Write out the material exactly. Do not include the pictures.

========================

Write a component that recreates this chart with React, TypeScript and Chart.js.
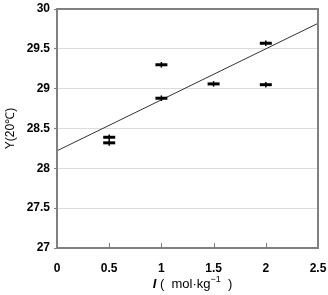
import React, { useEffect, useRef } from "react";
import { Chart, registerables } from "chart.js";

Chart.register(...registerables);

// Measured surface tension vs. ionic strength
const ionicStrength = [0.5, 0.5, 1, 1, 1.5, 2, 2];
const tension = [28.39, 28.32, 29.3, 28.88, 29.06, 29.57, 29.05];
const tensionErr = [0.035, 0.035, 0.035, 0.035, 0.035, 0.035, 0.035];

// Fitted trend line end points
const trendX = [0, 2.5];
const trendY = [28.22, 29.82];

const xTicks = [0, 0.5, 1, 1.5, 2, 2.5];
const yTicks = [27, 27.5, 28, 28.5, 29, 29.5, 30];

const FONT = "'Liberation Sans', Arial, sans-serif";

const framePlugin = {
  id: "frame",
  afterDatasetsDraw(chart: any) {
    const { ctx, chartArea, scales } = chart;
    const ds = chart.data.datasets[0];
    const ys = scales.y;
    const xs = scales.x;
    ctx.save();
    // vertical error bars
    ctx.strokeStyle = "#000";
    ctx.lineWidth = 1.5;
    ds.data.forEach((p: any, i: number) => {
      const px = xs.getPixelForValue(p.x);
      const e = tensionErr[i];
      ctx.beginPath();
      ctx.moveTo(px, ys.getPixelForValue(p.y + e));
      ctx.lineTo(px, ys.getPixelForValue(p.y - e));
      ctx.stroke();
    });
    // inward x tick marks
    ctx.strokeStyle = "#808080";
    ctx.lineWidth = 1;
    xTicks.slice(1, -1).forEach((v) => {
      const px = Math.round(xs.getPixelForValue(v)) + 0.5;
      ctx.beginPath();
      ctx.moveTo(px, chartArea.bottom);
      ctx.lineTo(px, chartArea.bottom - 5);
      ctx.stroke();
    });
    // plot frame
    ctx.strokeStyle = "#808080";
    ctx.lineWidth = 2;
    ctx.strokeRect(
      chartArea.left,
      chartArea.top,
      chartArea.right - chartArea.left,
      chartArea.bottom - chartArea.top
    );

    // x-axis title with italic symbol and superscript
    ctx.fillStyle = "#000";
    ctx.textBaseline = "alphabetic";
    const cx = (chartArea.left + chartArea.right) / 2 + 5;
    const by = 288;
    const parts: [string, string, number][] = [
      ["I", `italic bold 13px ${FONT}`, 0],
      [" (  mol·kg", `13px ${FONT}`, 0],
      ["−1", `9px ${FONT}`, -6],
      ["  )", `13px ${FONT}`, 0],
    ];
    let total = 0;
    parts.forEach(([t, f]) => {
      ctx.font = f;
      total += ctx.measureText(t).width;
    });
    let x = cx - total / 2;
    parts.forEach(([t, f, dy]) => {
      ctx.font = f;
      ctx.fillText(t, x, by + dy);
      x += ctx.measureText(t).width;
    });
    ctx.restore();
  },
};

export default function App() {
  const ref = useRef<HTMLCanvasElement | null>(null);

  useEffect(() => {
    if (!ref.current) return;
    const chart = new Chart(ref.current, {
      type: "scatter",
      data: {
        datasets: [
          {
            label: "measured",
            data: ionicStrength.map((x, i) => ({ x, y: tension[i] })),
            pointStyle: "line",
            pointRadius: 6,
            pointBorderWidth: 3,
            borderColor: "#000",
            backgroundColor: "#000",
          },
          {
            label: "trend",
            type: "line",
            data: trendX.map((x, i) => ({ x, y: trendY[i] })),
            borderColor: "#333",
            borderWidth: 1,
            pointRadius: 0,
            fill: false,
          } as any,
        ],
      },
      options: {
        animation: false,
        responsive: false,
        layout: { padding: { top: 8, right: 10, left: 0, bottom: 0 } },
        plugins: {
          legend: { display: false },
          tooltip: { enabled: false },
        },
        scales: {
          x: {
            type: "linear",
            min: 0,
            max: 2.5,
            afterBuildTicks: (s: any) => {
              s.ticks = xTicks.map((v) => ({ value: v }));
            },
            afterFit: (s: any) => {
              s.height = 47;
              s.paddingLeft = 0;
              s.paddingRight = 0;
            },
            grid: { display: false },
            border: { display: false },
            ticks: {
              color: "#000",
              padding: 5,
              font: { family: FONT, size: 12, weight: "bold" },
              callback: (v: any) => String(v),
              maxRotation: 0,
            },
          },
          y: {
            type: "linear",
            min: 27,
            max: 30,
            afterBuildTicks: (s: any) => {
              s.ticks = yTicks.map((v) => ({ value: v }));
            },
            afterFit: (s: any) => {
              s.width = 57;
              s.paddingTop = 0;
              s.paddingBottom = 0;
            },
            grid: { color: "#dcdcdc", lineWidth: 1, tickLength: 3, tickColor: "#808080" },
            border: { display: false },
            ticks: {
              color: "#000",
              padding: 4,
              font: { family: FONT, size: 12, weight: "bold" },
              callback: (v: any) => String(v),
            },
            title: {
              display: true,
              text: "Y(20℃)",
              color: "#000",
              font: { family: FONT, size: 12 },
              padding: { top: 3, bottom: 2 },
            },
          },
        },
      },
      plugins: [framePlugin],
    });
    return () => chart.destroy();
  }, []);

  return (
    <div style={{ position: "absolute", left: 0, top: 0, width: 328, height: 295, background: "#fff" }}>
      <canvas ref={ref} width={328} height={295} />
    </div>
  );
}
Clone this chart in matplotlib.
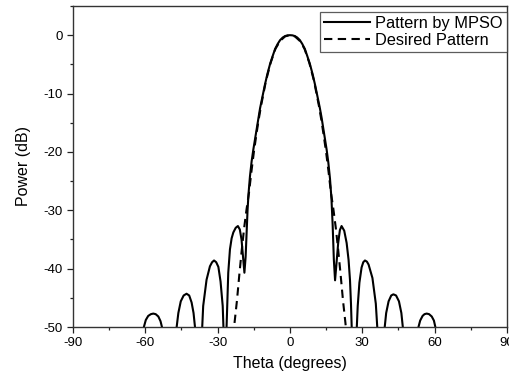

========================

EXERCISE RESULT:
Write a component that recreates this chart with React, TypeScript and Chart.js.
import React, { useEffect, useRef } from "react";
import { Chart, registerables } from "chart.js";

Chart.register(...registerables);

// Measured surface tension vs. ionic strength
const ionicStrength = [0.5, 0.5, 1, 1, 1.5, 2, 2];
const tension = [28.39, 28.32, 29.3, 28.88, 29.06, 29.57, 29.05];
const tensionErr = [0.035, 0.035, 0.035, 0.035, 0.035, 0.035, 0.035];

// Fitted trend line end points
const trendX = [0, 2.5];
const trendY = [28.22, 29.82];

const xTicks = [0, 0.5, 1, 1.5, 2, 2.5];
const yTicks = [27, 27.5, 28, 28.5, 29, 29.5, 30];

const FONT = "'Liberation Sans', Arial, sans-serif";

const framePlugin = {
  id: "frame",
  afterDatasetsDraw(chart: any) {
    const { ctx, chartArea, scales } = chart;
    const ds = chart.data.datasets[0];
    const ys = scales.y;
    const xs = scales.x;
    ctx.save();
    // vertical error bars
    ctx.strokeStyle = "#000";
    ctx.lineWidth = 1.5;
    ds.data.forEach((p: any, i: number) => {
      const px = xs.getPixelForValue(p.x);
      const e = tensionErr[i];
      ctx.beginPath();
      ctx.moveTo(px, ys.getPixelForValue(p.y + e));
      ctx.lineTo(px, ys.getPixelForValue(p.y - e));
      ctx.stroke();
    });
    // inward x tick marks
    ctx.strokeStyle = "#808080";
    ctx.lineWidth = 1;
    xTicks.slice(1, -1).forEach((v) => {
      const px = Math.round(xs.getPixelForValue(v)) + 0.5;
      ctx.beginPath();
      ctx.moveTo(px, chartArea.bottom);
      ctx.lineTo(px, chartArea.bottom - 5);
      ctx.stroke();
    });
    // plot frame
    ctx.strokeStyle = "#808080";
    ctx.lineWidth = 2;
    ctx.strokeRect(
      chartArea.left,
      chartArea.top,
      chartArea.right - chartArea.left,
      chartArea.bottom - chartArea.top
    );

    // x-axis title with italic symbol and superscript
    ctx.fillStyle = "#000";
    ctx.textBaseline = "alphabetic";
    const cx = (chartArea.left + chartArea.right) / 2 + 5;
    const by = 288;
    const parts: [string, string, number][] = [
      ["I", `italic bold 13px ${FONT}`, 0],
      [" (  mol·kg", `13px ${FONT}`, 0],
      ["−1", `9px ${FONT}`, -6],
      ["  )", `13px ${FONT}`, 0],
    ];
    let total = 0;
    parts.forEach(([t, f]) => {
      ctx.font = f;
      total += ctx.measureText(t).width;
    });
    let x = cx - total / 2;
    parts.forEach(([t, f, dy]) => {
      ctx.font = f;
      ctx.fillText(t, x, by + dy);
      x += ctx.measureText(t).width;
    });
    ctx.restore();
  },
};

export default function App() {
  const ref = useRef<HTMLCanvasElement | null>(null);

  useEffect(() => {
    if (!ref.current) return;
    const chart = new Chart(ref.current, {
      type: "scatter",
      data: {
        datasets: [
          {
            label: "measured",
            data: ionicStrength.map((x, i) => ({ x, y: tension[i] })),
            pointStyle: "line",
            pointRadius: 6,
            pointBorderWidth: 3,
            borderColor: "#000",
            backgroundColor: "#000",
          },
          {
            label: "trend",
            type: "line",
            data: trendX.map((x, i) => ({ x, y: trendY[i] })),
            borderColor: "#333",
            borderWidth: 1,
            pointRadius: 0,
            fill: false,
          } as any,
        ],
      },
      options: {
        animation: false,
        responsive: false,
        layout: { padding: { top: 8, right: 10, left: 0, bottom: 0 } },
        plugins: {
          legend: { display: false },
          tooltip: { enabled: false },
        },
        scales: {
          x: {
            type: "linear",
            min: 0,
            max: 2.5,
            afterBuildTicks: (s: any) => {
              s.ticks = xTicks.map((v) => ({ value: v }));
            },
            afterFit: (s: any) => {
              s.height = 47;
              s.paddingLeft = 0;
              s.paddingRight = 0;
            },
            grid: { display: false },
            border: { display: false },
            ticks: {
              color: "#000",
              padding: 5,
              font: { family: FONT, size: 12, weight: "bold" },
              callback: (v: any) => String(v),
              maxRotation: 0,
            },
          },
          y: {
            type: "linear",
            min: 27,
            max: 30,
            afterBuildTicks: (s: any) => {
              s.ticks = yTicks.map((v) => ({ value: v }));
            },
            afterFit: (s: any) => {
              s.width = 57;
              s.paddingTop = 0;
              s.paddingBottom = 0;
            },
            grid: { color: "#dcdcdc", lineWidth: 1, tickLength: 3, tickColor: "#808080" },
            border: { display: false },
            ticks: {
              color: "#000",
              padding: 4,
              font: { family: FONT, size: 12, weight: "bold" },
              callback: (v: any) => String(v),
            },
            title: {
              display: true,
              text: "Y(20℃)",
              color: "#000",
              font: { family: FONT, size: 12 },
              padding: { top: 3, bottom: 2 },
            },
          },
        },
      },
      plugins: [framePlugin],
    });
    return () => chart.destroy();
  }, []);

  return (
    <div style={{ position: "absolute", left: 0, top: 0, width: 328, height: 295, background: "#fff" }}>
      <canvas ref={ref} width={328} height={295} />
    </div>
  );
}
Clone this chart in matplotlib.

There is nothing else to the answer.